HirnforschungNetzwerke unserer Neuronen bestimmen, wie schnell Informationen verarbeitet werden

18. April 2023, 11:00 Uhr

Unser Gehirn macht manche Dinge unglaublich schnell: Sinneswahrnehmungen verarbeiten zum Beispiel. Andere Prozesse dauern deutlich länger, beispielsweise, wenn wir eine Entscheidung treffen wollen und minutenlang abwägen. Manche Hirnregionen arbeiten dementsprechend schneller als andere. Ein internationales Forscherteam hat aktuell untersucht, wie sich die Zeitskala einer Hirnregion bei der Ausführung einer Aufgabe verändern kann.

Die Forschenden untersuchten Daten aus früheren Experimenten mit Makaken-Affen, von denen visuelle Aufmerksamkeit verlangt wurde. Dabei wurde die Aktivität im visuellen Cortex V4 gemessen, einer Hirnregion, die auf das Sehen spezialisiert ist. Das Ziel der Untersuchung war, herauszufinden, ob sich die Gehirnaktivitäten in ihrer Geschwindigkeit unterscheiden, wenn a) die Aufmerksamkeit gerade auf einen neuen Punkt gelenkt wird oder b) der Punkt eine Weile ruhig fixiert wird.

Interessanterweise gab es tatsächlich Unterschiede in der neuronalen Aktivität in beiden Szenarien. Wenn die Affen ruhig fixierten, verlor die Aktivität in den langsameren Neuronenpopulationen noch weiter an Geschwindigkeit. Dass dieselben neuronalen Strukturen ihre Geschwindigkeiten ändern können, ist interessant, denn es deutet darauf hin, dass die unterschiedliche Geschwindigkeit der Informationsverarbeitung nicht darauf beruht, dass es schnelle und langsame Neuronen als biologische Typen gibt, die an unterschiedlichen Stellen im Gehirn verbaut wurden.

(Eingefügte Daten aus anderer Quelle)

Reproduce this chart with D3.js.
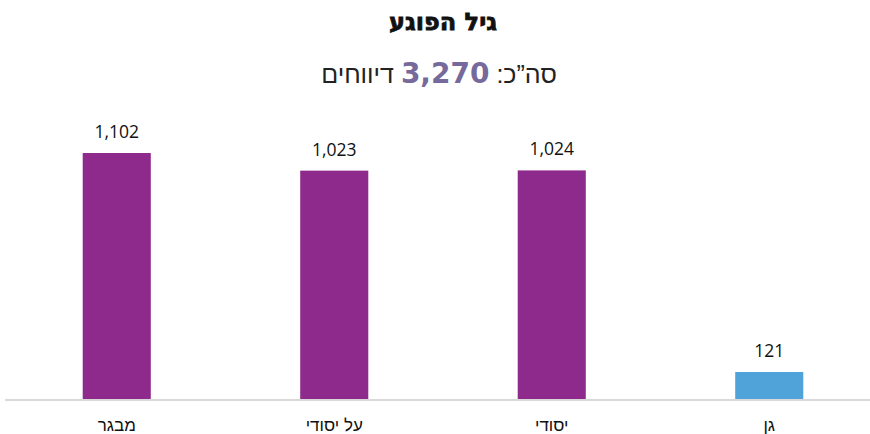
<!DOCTYPE html>
<html><head><meta charset="utf-8">
<script src="https://cdn.jsdelivr.net/npm/d3@7"></script>
<style>body{margin:0;background:#fff}svg{display:block}</style>
</head><body>
<svg id="c" width="870" height="434"></svg>
<script>
const categories = ["מבגר", "על יסודי", "יסודי", "גן"];
const values = [1102, 1023, 1024, 121];
const barColors = ["#8e2a8b", "#8e2a8b", "#8e2a8b", "#4fa3d9"];
const titleText = "גיל הפוגע";
const totalPrefix = "סה\u201Dכ: ";
const totalValue = "3,270";
const totalSuffix = " דיווחים";

const svg = d3.select("#c");
const x = d3.scaleBand().domain(categories).range([8, 878]).paddingInner(0.687).paddingOuter(0.3435);
const y = d3.scaleLinear().domain([0, d3.max(values)]).range([399, 153]);

svg.append("line").attr("x1", 5).attr("x2", 870).attr("y1", 400).attr("y2", 400)
  .attr("stroke", "#d9d9d9").attr("stroke-width", 2);

svg.selectAll("rect.bar").data(values).join("rect").attr("class", "bar")
  .attr("x", (d, i) => x(categories[i])).attr("width", x.bandwidth())
  .attr("y", d => y(d)).attr("height", d => y(0) - y(d))
  .attr("fill", (d, i) => barColors[i]);

svg.selectAll("text.val").data(values).join("text").attr("class", "val")
  .attr("x", (d, i) => x(categories[i]) + x.bandwidth() / 2)
  .attr("y", d => y(d) - 15)
  .attr("text-anchor", "middle")
  .attr("font-family", "'Open Sans', 'Noto Sans', sans-serif").attr("font-size", 17.5).attr("fill", "#111")
  .text(d => d3.format(",")(d));

svg.selectAll("text.cat").data(categories).join("text").attr("class", "cat")
  .attr("x", d => x(d) + x.bandwidth() / 2).attr("y", 431)
  .attr("text-anchor", "middle").attr("direction", "rtl")
  .attr("font-family", "'Liberation Sans Narrow', 'Liberation Sans', sans-serif").attr("font-size", 17).attr("fill", "#111")
  .text(d => d);

svg.append("text").attr("x", 443).attr("y", 30).attr("text-anchor", "middle").attr("direction", "rtl")
  .attr("font-family", "'DejaVu Sans', sans-serif").attr("font-weight", "bold").attr("font-size", 24)
  .attr("fill", "#111").attr("stroke", "#111").attr("stroke-width", 0.8)
  .text(titleText);

const sub = svg.append("text").attr("x", 439).attr("y", 83).attr("text-anchor", "middle").attr("direction", "rtl")
  .attr("font-family", "'Liberation Sans', sans-serif").attr("font-size", 25).attr("fill", "#222");
sub.append("tspan").text(totalPrefix);
sub.append("tspan").attr("font-family", "'DejaVu Sans', sans-serif").attr("font-weight", "bold").attr("font-size", 28).attr("fill", "#76699b").text(totalValue);
sub.append("tspan").text(totalSuffix);
</script>
</body></html>
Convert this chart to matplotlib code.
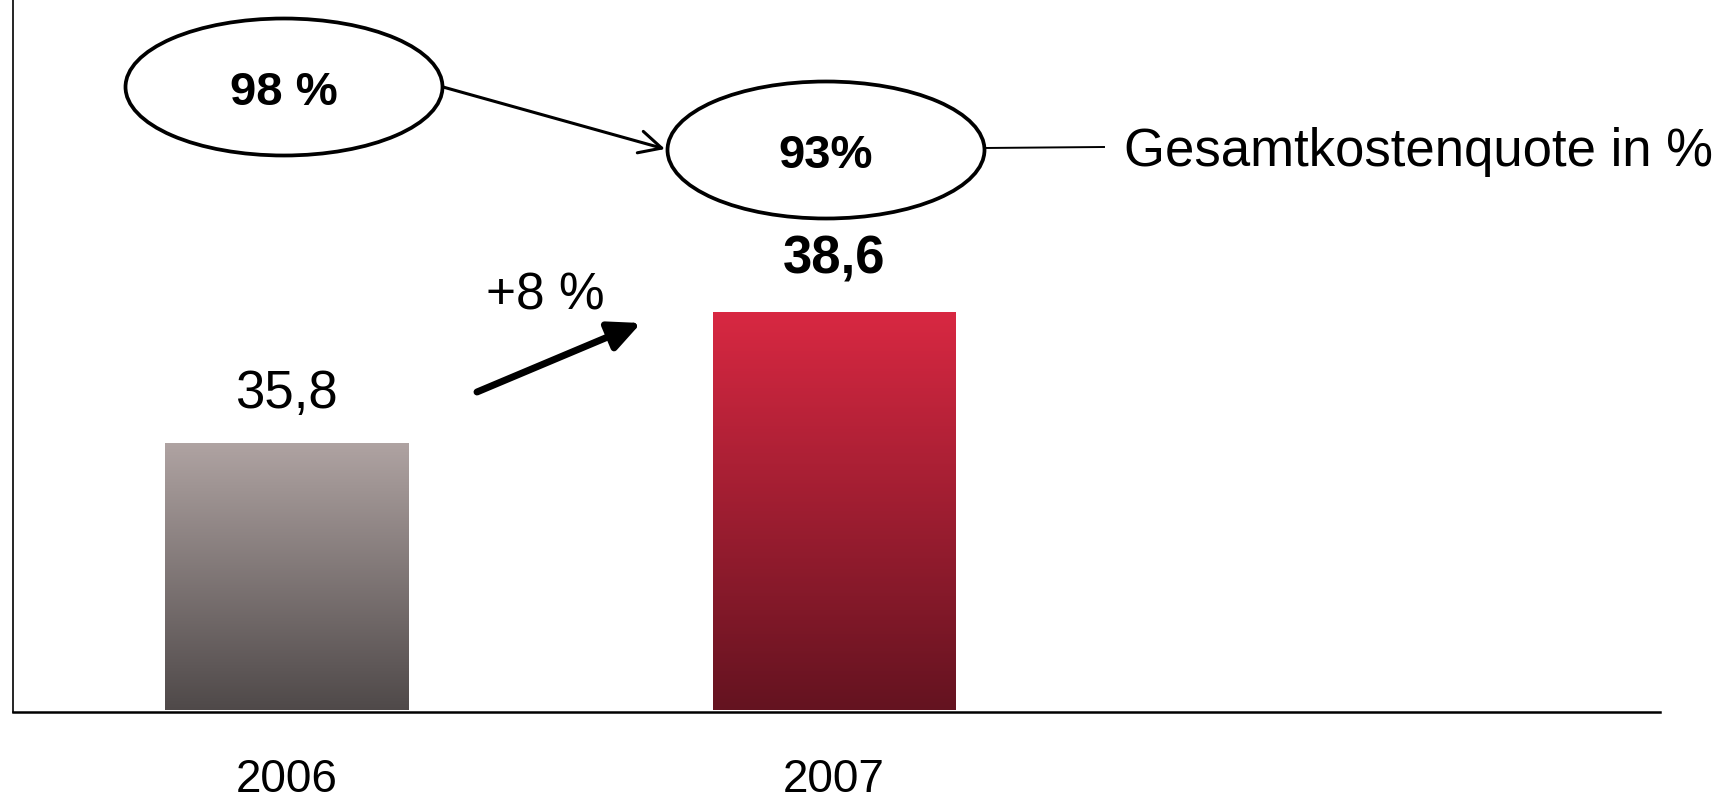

Vielmehr sind es die Netzwerkverbindungen zwischen Neuronen, die darüber entscheiden, wie schnell Prozesse im Gehirn ablaufen. So generieren beispielsweise sogenannte "Cluster-Netzwerke" aus Neuronen langsame Skalen der Informationsverarbeitung. Solche Netzwerke könne man in etwa mit dem Straßennetz vergleichen, sagt die Neurowissenschaftlerin Anna Levina von der Universität Tübingen, die an der Arbeit beteiligt war. Zwei Orte in Paris seien mit so einem Cluster gut miteinander verbunden – wohingegen Orte mit ein wenig mehr Entfernung nur sehr langsam zu erreichen seien. Im Gegensetz zu den Cluster-Netzwerken gibt es noch Direktverbindungen zwischen Neuronen, die gewissermaßen mit einem Flugnetz zu vergleichen sind. Diese Strukturen sind sehr schnell, aber dafür nicht so ausdifferenziert. Diese Ergebnisse könnte eine neue Perspektive auf unser Gehirn eröffnen: "Unsere experimentellen Beobachtungen und Computermodelle bilden gemeinsam eine Grundlage für eine Untersuchung des Zusammenhangs von Netzwerkstruktur, funktioneller Dynamik im Gehirn und flexibel modulierbarem Verhalten", schließt die Studie.